[Entries with chart source code]
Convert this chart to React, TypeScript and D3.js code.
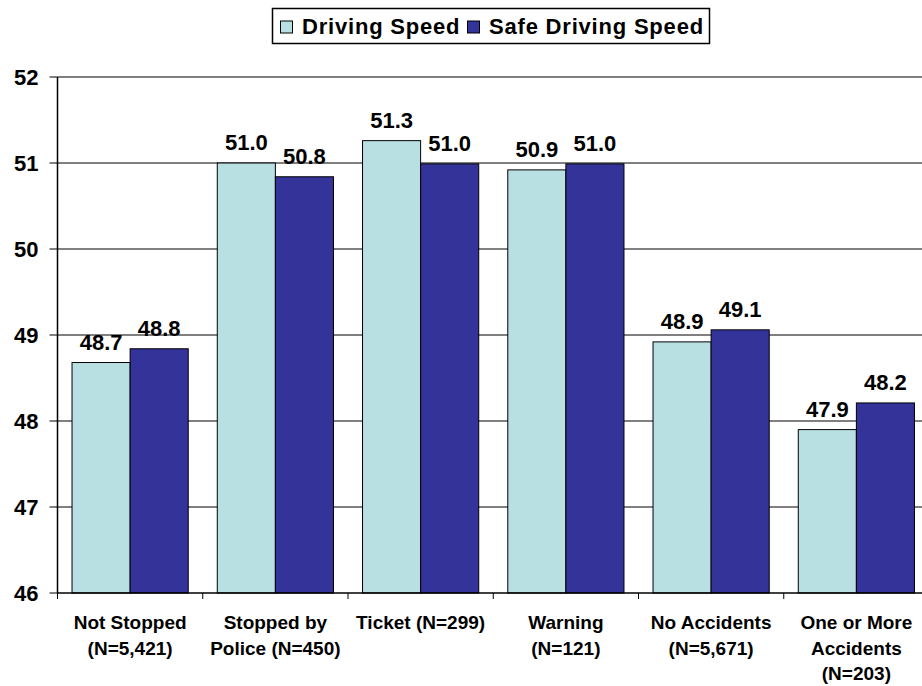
import * as d3 from 'd3';
import { useEffect, useRef } from 'react';

const categories = [
  ['Not Stopped', '(N=5,421)'],
  ['Stopped by', 'Police (N=450)'],
  ['Ticket (N=299)'],
  ['Warning', '(N=121)'],
  ['No Accidents', '(N=5,671)'],
  ['One or More', 'Accidents', '(N=203)'],
];
const drivingSpeed = [48.68, 51.0, 51.26, 50.92, 48.92, 47.9];
const safeDrivingSpeed = [48.84, 50.84, 50.99, 50.99, 49.06, 48.21];
const seriesNames = ['Driving Speed', 'Safe Driving Speed'];
const yTicks = [46, 47, 48, 49, 50, 51, 52];

const colors = ['#B8E0E3', '#333399'];
const FONT = '"Liberation Sans", Arial, sans-serif';

const App = () => {
  const svgRef = useRef<SVGSVGElement>(null);
  const width = 922, height = 686;
  const margin = { top: 77, right: -7, bottom: 93, left: 57.5 };
  const boundsW = width - margin.left - margin.right;
  const boundsH = height - margin.top - margin.bottom;

  useEffect(() => {
    const svg = d3.select(svgRef.current);
    svg.selectAll('*').remove();

    const keys = categories.map((_, i) => String(i));
    const scaleX = d3.scaleBand().domain(keys).range([0, boundsW]).paddingInner(0).paddingOuter(0);
    const scaleSub = d3.scaleBand().domain(['0', '1']).range([0, scaleX.bandwidth()]).paddingOuter(0.25).paddingInner(0);
    const scaleY = d3.scaleLinear().domain([46, 52]).range([boundsH, 0]);

    const g = svg.append('g').attr('transform', `translate(${margin.left},${margin.top})`);

    // gridlines
    g.selectAll('line.grid').data(yTicks.slice(1)).join('line')
      .attr('x1', 0).attr('x2', boundsW)
      .attr('y1', d => scaleY(d)).attr('y2', d => scaleY(d))
      .attr('stroke', '#000').attr('stroke-width', 1);

    // bars
    const series = [drivingSpeed, safeDrivingSpeed];
    series.forEach((vals, si) => {
      vals.forEach((v, i) => {
        const x = scaleX(String(i))! + scaleSub(String(si))!;
        g.append('rect')
          .attr('x', x).attr('y', scaleY(v))
          .attr('width', scaleSub.bandwidth()).attr('height', boundsH - scaleY(v))
          .attr('fill', colors[si]).attr('stroke', '#000').attr('stroke-width', 1);
        g.append('text')
          .attr('x', x + scaleSub.bandwidth() / 2).attr('y', scaleY(v) - 13)
          .attr('text-anchor', 'middle')
          .style('font', `bold 22px ${FONT}`)
          .text(d3.format('.1f')(v));
      });
    });

    // y axis
    g.append('line').attr('x1', 0).attr('x2', 0).attr('y1', 0).attr('y2', boundsH)
      .attr('stroke', '#000').attr('stroke-width', 1.5);
    yTicks.forEach(t => {
      g.append('line').attr('x1', -8).attr('x2', 0).attr('y1', scaleY(t)).attr('y2', scaleY(t))
        .attr('stroke', '#000');
      g.append('text').attr('x', -19).attr('y', scaleY(t)).attr('dy', '0.36em')
        .attr('text-anchor', 'end')
        .style('font', `bold 22px ${FONT}`).text(String(t));
    });

    // x axis
    g.append('line').attr('x1', 0).attr('x2', boundsW).attr('y1', boundsH).attr('y2', boundsH)
      .attr('stroke', '#000').attr('stroke-width', 1.5);
    keys.forEach(k => {
      const x = scaleX(k)!;
      g.append('line').attr('x1', x).attr('x2', x).attr('y1', boundsH).attr('y2', boundsH + 6)
        .attr('stroke', '#000');
    });
    categories.forEach((lines, i) => {
      const cx = scaleX(String(i))! + scaleX.bandwidth() / 2;
      const txt = g.append('text').attr('text-anchor', 'middle')
        .style('font', `bold 19px ${FONT}`);
      lines.forEach((ln, li) => {
        txt.append('tspan').attr('x', cx).attr('y', boundsH + 36 + li * 25.5).text(ln);
      });
    });

    // legend
    const legend = svg.append('g');
    legend.append('rect').attr('x', 272.5).attr('y', 8.5).attr('width', 437).attr('height', 35)
      .attr('fill', '#fff').attr('stroke', '#000').attr('stroke-width', 1.5);
    const legendX = [280, 467];
    seriesNames.forEach((name, i) => {
      legend.append('rect').attr('x', legendX[i] + 0.5).attr('y', 21).attr('width', 12).attr('height', 12)
        .attr('fill', colors[i]).attr('stroke', '#000').attr('stroke-width', 1);
      legend.append('text').attr('x', legendX[i] + 22).attr('y', 34)
        .style('font', `bold 22px ${FONT}`).style('letter-spacing', '0.8px').text(name);
    });
  }, []);

  return <svg ref={svgRef} width={width} height={height}
    style={{ position: 'absolute', left: 0, top: 0, background: '#fff' }}></svg>;
};

export default App;
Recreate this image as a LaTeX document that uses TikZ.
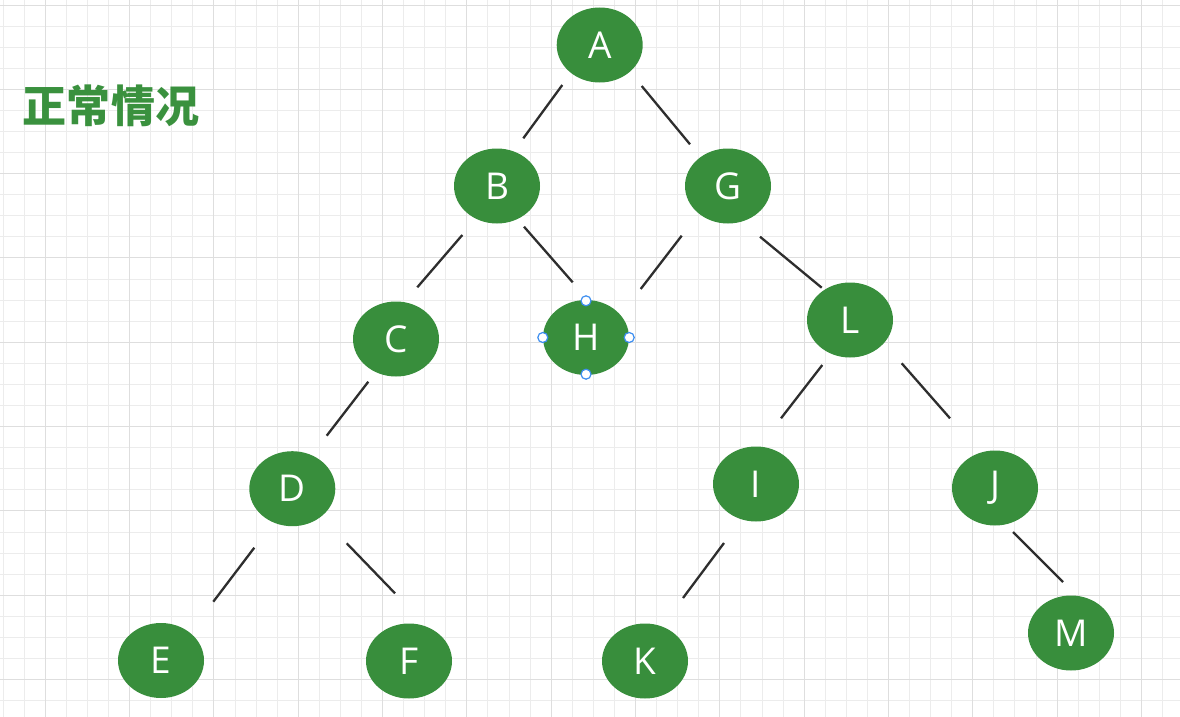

Challenge: Copy the data character for character, but drop all pictures from the copy.

Output of the task:
Convert this chart to React, TypeScript and D3.js code.
import * as d3 from 'd3';
import { useEffect, useRef } from 'react';

const categories = [
  ['Not Stopped', '(N=5,421)'],
  ['Stopped by', 'Police (N=450)'],
  ['Ticket (N=299)'],
  ['Warning', '(N=121)'],
  ['No Accidents', '(N=5,671)'],
  ['One or More', 'Accidents', '(N=203)'],
];
const drivingSpeed = [48.68, 51.0, 51.26, 50.92, 48.92, 47.9];
const safeDrivingSpeed = [48.84, 50.84, 50.99, 50.99, 49.06, 48.21];
const seriesNames = ['Driving Speed', 'Safe Driving Speed'];
const yTicks = [46, 47, 48, 49, 50, 51, 52];

const colors = ['#B8E0E3', '#333399'];
const FONT = '"Liberation Sans", Arial, sans-serif';

const App = () => {
  const svgRef = useRef<SVGSVGElement>(null);
  const width = 922, height = 686;
  const margin = { top: 77, right: -7, bottom: 93, left: 57.5 };
  const boundsW = width - margin.left - margin.right;
  const boundsH = height - margin.top - margin.bottom;

  useEffect(() => {
    const svg = d3.select(svgRef.current);
    svg.selectAll('*').remove();

    const keys = categories.map((_, i) => String(i));
    const scaleX = d3.scaleBand().domain(keys).range([0, boundsW]).paddingInner(0).paddingOuter(0);
    const scaleSub = d3.scaleBand().domain(['0', '1']).range([0, scaleX.bandwidth()]).paddingOuter(0.25).paddingInner(0);
    const scaleY = d3.scaleLinear().domain([46, 52]).range([boundsH, 0]);

    const g = svg.append('g').attr('transform', `translate(${margin.left},${margin.top})`);

    // gridlines
    g.selectAll('line.grid').data(yTicks.slice(1)).join('line')
      .attr('x1', 0).attr('x2', boundsW)
      .attr('y1', d => scaleY(d)).attr('y2', d => scaleY(d))
      .attr('stroke', '#000').attr('stroke-width', 1);

    // bars
    const series = [drivingSpeed, safeDrivingSpeed];
    series.forEach((vals, si) => {
      vals.forEach((v, i) => {
        const x = scaleX(String(i))! + scaleSub(String(si))!;
        g.append('rect')
          .attr('x', x).attr('y', scaleY(v))
          .attr('width', scaleSub.bandwidth()).attr('height', boundsH - scaleY(v))
          .attr('fill', colors[si]).attr('stroke', '#000').attr('stroke-width', 1);
        g.append('text')
          .attr('x', x + scaleSub.bandwidth() / 2).attr('y', scaleY(v) - 13)
          .attr('text-anchor', 'middle')
          .style('font', `bold 22px ${FONT}`)
          .text(d3.format('.1f')(v));
      });
    });

    // y axis
    g.append('line').attr('x1', 0).attr('x2', 0).attr('y1', 0).attr('y2', boundsH)
      .attr('stroke', '#000').attr('stroke-width', 1.5);
    yTicks.forEach(t => {
      g.append('line').attr('x1', -8).attr('x2', 0).attr('y1', scaleY(t)).attr('y2', scaleY(t))
        .attr('stroke', '#000');
      g.append('text').attr('x', -19).attr('y', scaleY(t)).attr('dy', '0.36em')
        .attr('text-anchor', 'end')
        .style('font', `bold 22px ${FONT}`).text(String(t));
    });

    // x axis
    g.append('line').attr('x1', 0).attr('x2', boundsW).attr('y1', boundsH).attr('y2', boundsH)
      .attr('stroke', '#000').attr('stroke-width', 1.5);
    keys.forEach(k => {
      const x = scaleX(k)!;
      g.append('line').attr('x1', x).attr('x2', x).attr('y1', boundsH).attr('y2', boundsH + 6)
        .attr('stroke', '#000');
    });
    categories.forEach((lines, i) => {
      const cx = scaleX(String(i))! + scaleX.bandwidth() / 2;
      const txt = g.append('text').attr('text-anchor', 'middle')
        .style('font', `bold 19px ${FONT}`);
      lines.forEach((ln, li) => {
        txt.append('tspan').attr('x', cx).attr('y', boundsH + 36 + li * 25.5).text(ln);
      });
    });

    // legend
    const legend = svg.append('g');
    legend.append('rect').attr('x', 272.5).attr('y', 8.5).attr('width', 437).attr('height', 35)
      .attr('fill', '#fff').attr('stroke', '#000').attr('stroke-width', 1.5);
    const legendX = [280, 467];
    seriesNames.forEach((name, i) => {
      legend.append('rect').attr('x', legendX[i] + 0.5).attr('y', 21).attr('width', 12).attr('height', 12)
        .attr('fill', colors[i]).attr('stroke', '#000').attr('stroke-width', 1);
      legend.append('text').attr('x', legendX[i] + 22).attr('y', 34)
        .style('font', `bold 22px ${FONT}`).style('letter-spacing', '0.8px').text(name);
    });
  }, []);

  return <svg ref={svgRef} width={width} height={height}
    style={{ position: 'absolute', left: 0, top: 0, background: '#fff' }}></svg>;
};

export default App;
Recreate this image as a LaTeX document that uses TikZ.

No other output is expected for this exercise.